═════ Data entries ═════

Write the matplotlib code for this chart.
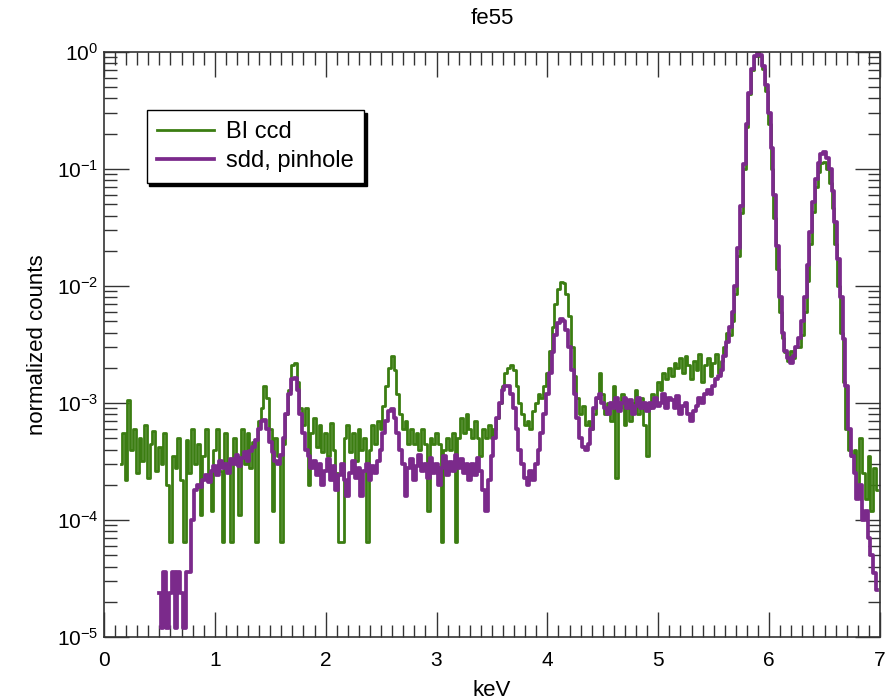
import numpy as np
import matplotlib.pyplot as plt
from matplotlib.ticker import MultipleLocator, LogLocator, NullFormatter

# spectra, normalized counts in units of 1e-4
bin_width = 0.025  # keV
ccd_start = 0.150  # keV, first bin of the BI ccd spectrum
sdd_start = 0.500  # keV, first bin of the sdd spectrum

bi_ccd = [
    3.0, 5.5, 2.2, 10.5, 4.0, 6.0, 2.5, 5.0, 3.2, 6.5,            # 0.150
    2.3, 4.5, 5.8, 2.6, 4.2, 3.0, 5.5, 2.0, 0.65, 3.5,            # 0.400
    2.8, 5.0, 2.2, 0.65, 4.8, 2.5, 6.0, 3.0, 4.5, 1.1,            # 0.650
    3.5, 6.0, 2.4, 1.2, 4.0, 6.0, 2.6, 0.65, 5.5, 3.0,            # 0.900
    0.65, 5.0, 3.2, 1.1, 6.0, 3.0, 5.5, 2.8, 4.6, 0.65,           # 1.150
    7.0, 9.0, 14.0, 11.0, 6.0, 1.2, 5.0, 3.5, 0.65, 4.5,          # 1.400
    8.0, 13.0, 21.0, 22.0, 15.0, 9.0, 6.5, 9.0, 2.0, 5.5,         # 1.650
    7.5, 4.2, 6.5, 3.8, 5.5, 3.5, 6.8, 4.0, 2.5, 0.65,            # 1.900
    0.65, 5.0, 6.5, 3.8, 5.5, 3.2, 6.0, 4.0, 5.0, 0.65,           # 2.150
    4.0, 6.5, 4.5, 7.0, 6.0, 9.5, 14.0, 20.0, 25.0, 19.0,         # 2.400
    12.0, 8.0, 6.0, 7.0, 4.5, 6.0, 4.5, 5.5, 4.0, 6.0,            # 2.650
    4.5, 1.2, 5.0, 4.5, 5.5, 4.5, 0.65, 4.0, 5.0, 4.0,            # 2.900
    5.5, 0.65, 5.0, 7.5, 5.5, 8.0, 6.0, 5.0, 7.0, 5.0,            # 3.150
    3.5, 6.0, 5.0, 6.5, 5.0, 6.0, 7.5, 10.0, 14.0, 18.0,          # 3.400
    20.0, 21.0, 19.0, 14.0, 10.0, 8.0, 6.5, 7.0, 6.0, 8.5,        # 3.650
    10.0, 12.0, 11.0, 14.0, 18.0, 28.0, 45.0, 70.0, 95.0, 108.0,  # 3.900
    105.0, 85.0, 55.0, 30.0, 17.0, 11.0, 8.0, 9.5, 6.5, 7.0,      # 4.150
    6.0, 8.0, 11.0, 18.0, 12.0, 8.0, 10.0, 7.0, 14.0, 2.3,        # 4.400
    9.0, 12.0, 6.5, 9.0, 7.0, 10.0, 13.0, 8.0, 11.0, 6.5,         # 4.650
    3.5, 9.0, 12.0, 10.0, 15.0, 13.0, 18.0, 16.0, 20.0, 17.0,     # 4.900
    22.0, 20.0, 24.0, 18.0, 25.0, 21.0, 16.0, 23.0, 19.0, 26.0,   # 5.150
    15.0, 21.0, 24.0, 17.0, 22.0, 26.0, 18.0, 23.0, 30.0, 40.0,   # 5.400
    38, 50, 85, 180, 420, 1000, 2300, 4400, 7000, 9200,           # 5.650
    10000, 9300, 7200, 4600, 2400, 1000, 380, 140, 60, 36,        # 5.900
    27, 23, 28, 24, 30, 30, 38, 60, 110, 230,                     # 6.150
    430, 700, 950, 1130, 1150, 1000, 760, 460, 230, 100,          # 6.400
    40, 15, 6.0, 4.0, 3.5, 4.0, 2.0, 5.0, 2.5, 1.5,               # 6.650
    3.5, 1.2, 2.8, 1.8,                                           # 6.900
]

sdd_pinhole = [
    0.24, 0.12, 0.36, 0.12, 0.24, 0.36, 0.12, 0.36, 0.24, 0.12,   # 0.500
    0.36, 0.36, 1.0, 1.8, 2.0, 1.9, 2.2, 2.4, 2.1, 2.6,           # 0.750
    2.9, 2.4, 3.2, 2.8, 3.0, 2.5, 3.3, 3.0, 3.6, 2.9,             # 1.000
    3.4, 3.8, 3.2, 3.9, 4.2, 4.8, 6.0, 7.0, 7.2, 6.0,             # 1.250
    4.6, 3.8, 3.2, 3.0, 3.6, 5.0, 8.0, 12.0, 16.0, 16.5,          # 1.500
    13.0, 8.0, 5.5, 4.0, 3.5, 2.8, 3.2, 2.4, 3.0, 2.0,            # 1.750
    2.6, 3.3, 2.2, 2.9, 1.8, 2.4, 3.0, 2.2, 1.6, 2.5,             # 2.000
    3.2, 2.3, 2.8, 1.6, 2.6, 3.0, 2.2, 2.9, 2.5, 3.2,             # 2.250
    4.0, 5.5, 7.0, 8.5, 8.8, 7.5, 5.5, 4.0, 3.0, 1.6,             # 2.500
    2.8, 3.3, 2.2, 2.9, 3.6, 2.6, 3.0, 2.3, 3.4, 2.5,             # 2.750
    3.0, 2.0, 2.8, 3.5, 2.4, 3.1, 2.6, 3.6, 2.8, 3.3,             # 3.000
    2.5, 3.0, 2.2, 3.0, 2.4, 3.4, 2.6, 1.8, 1.2, 2.2,             # 3.250
    3.5, 5.0, 7.5, 10.0, 13.0, 14.0, 14.0, 12.0, 9.0, 6.0,        # 3.500
    4.0, 3.0, 2.3, 2.0, 2.6, 2.2, 3.0, 4.0, 5.5, 8.0,             # 3.750
    12.0, 18.0, 27.0, 38.0, 48.0, 52.0, 50.0, 42.0, 30.0, 19.0,   # 4.000
    12.0, 7.5, 5.0, 4.2, 4.0, 4.5, 6.0, 9.0, 11.0, 12.0,          # 4.250
    10.0, 9.0, 8.0, 10.0, 9.0, 11.0, 8.5, 10.0, 11.0, 9.0,        # 4.500
    10.5, 8.0, 9.5, 11.0, 9.0, 10.0, 8.5, 10.0, 9.0, 11.0,        # 4.750
    9.5, 10.0, 12.0, 9.0, 11.0, 10.5, 9.0, 11.5, 8.0, 9.5,        # 5.000
    10.0, 8.0, 7.0, 8.5, 9.5, 11.0, 10.0, 12.0, 13.0, 12.0,       # 5.250
    14.0, 16.0, 17.0, 19.0, 25.0, 33.0, 45.0, 60.0, 100, 210,     # 5.500
    480, 1100, 2400, 4500, 7100, 9300, 10000, 9400, 7600, 5200,   # 5.750
    3000, 1500, 600, 220, 80, 40, 28, 24, 22, 25,                 # 6.000
    30, 36, 50, 80, 150, 290, 520, 820, 1120, 1350,               # 6.250
    1400, 1250, 1000, 650, 350, 170, 80, 35, 14, 6.0,             # 6.500
    3.5, 2.5, 1.5, 2.0, 1.0, 1.2, 0.7, 0.5, 0.35, 0.25,           # 6.750
]

labels = ['BI ccd', 'sdd, pinhole']
colors = ['#3b7d12', '#7b2a8b']


def draw_spectra(figname):
    plt.rcParams['font.family'] = ['Liberation Sans', 'DejaVu Sans']

    e_ccd = ccd_start + bin_width * np.arange(len(bi_ccd))
    e_sdd = sdd_start + bin_width * np.arange(len(sdd_pinhole))
    y_ccd = np.array(bi_ccd) * 1e-4
    y_sdd = np.array(sdd_pinhole) * 1e-4

    fig = plt.figure(figsize=(8.88, 6.99), dpi=100)
    ax = fig.add_axes([0.117, 0.0887, 0.874, 0.837])

    ax.step(e_ccd, y_ccd, where='mid', color=colors[0], lw=2.0, label=labels[0])
    ax.step(e_sdd, y_sdd, where='mid', color=colors[1], lw=2.7, label=labels[1])

    ax.set_yscale('log')
    ax.set_xlim(0, 7)
    ax.set_ylim(1e-5, 1)

    ax.xaxis.set_major_locator(MultipleLocator(1))
    ax.xaxis.set_minor_locator(MultipleLocator(0.1))
    ax.yaxis.set_major_locator(LogLocator(base=10, numticks=10))
    ax.yaxis.set_minor_locator(LogLocator(base=10, subs=np.arange(2, 10), numticks=20))
    ax.yaxis.set_minor_formatter(NullFormatter())

    ax.tick_params(which='both', direction='in', top=True, right=True,
                   color='#333333', width=1.0)
    ax.tick_params(which='major', length=18, labelsize=15)
    ax.tick_params(which='minor', length=9)
    ax.tick_params(axis='x', which='major', pad=10)
    ax.tick_params(axis='y', which='major', pad=4)
    for s in ax.spines.values():
        s.set_linewidth(1.2)
        s.set_color('#333333')

    ax.set_title('fe55', fontsize=16, pad=20)
    ax.set_xlabel('keV', fontsize=16, labelpad=7)
    ax.set_ylabel('normalized counts', fontsize=16, labelpad=6)

    leg = ax.legend(loc='upper left', bbox_to_anchor=(0.055, 0.90), borderaxespad=0,
                    fontsize=17, handlelength=2.4, handletextpad=0.5, fancybox=False,
                    shadow={'color': 'black', 'alpha': 1.0}, framealpha=1,
                    borderpad=0.45, labelspacing=0.3)
    leg.get_frame().set_edgecolor('black')
    leg.get_frame().set_linewidth(1.0)

    plt.savefig(figname, dpi=100, facecolor='w', edgecolor='w')


if __name__ == "__main__":
    draw_spectra("out.png")
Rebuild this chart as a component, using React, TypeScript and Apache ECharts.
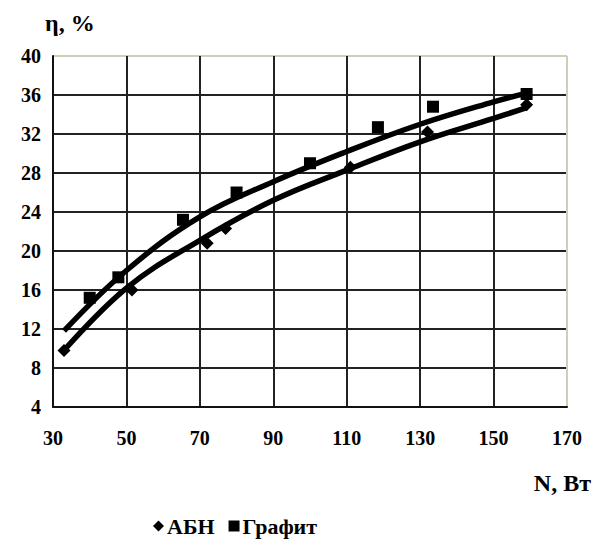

═════

**Written request**
Copy exactly the lines running from the beginning of the listing through the line that has "sdd_start = 0.500". Drop the pictures.

**Response**
Write the matplotlib code for this chart.
import numpy as np
import matplotlib.pyplot as plt
from matplotlib.ticker import MultipleLocator, LogLocator, NullFormatter

# spectra, normalized counts in units of 1e-4
bin_width = 0.025  # keV
ccd_start = 0.150  # keV, first bin of the BI ccd spectrum
sdd_start = 0.500  # keV, first bin of the sdd spectrum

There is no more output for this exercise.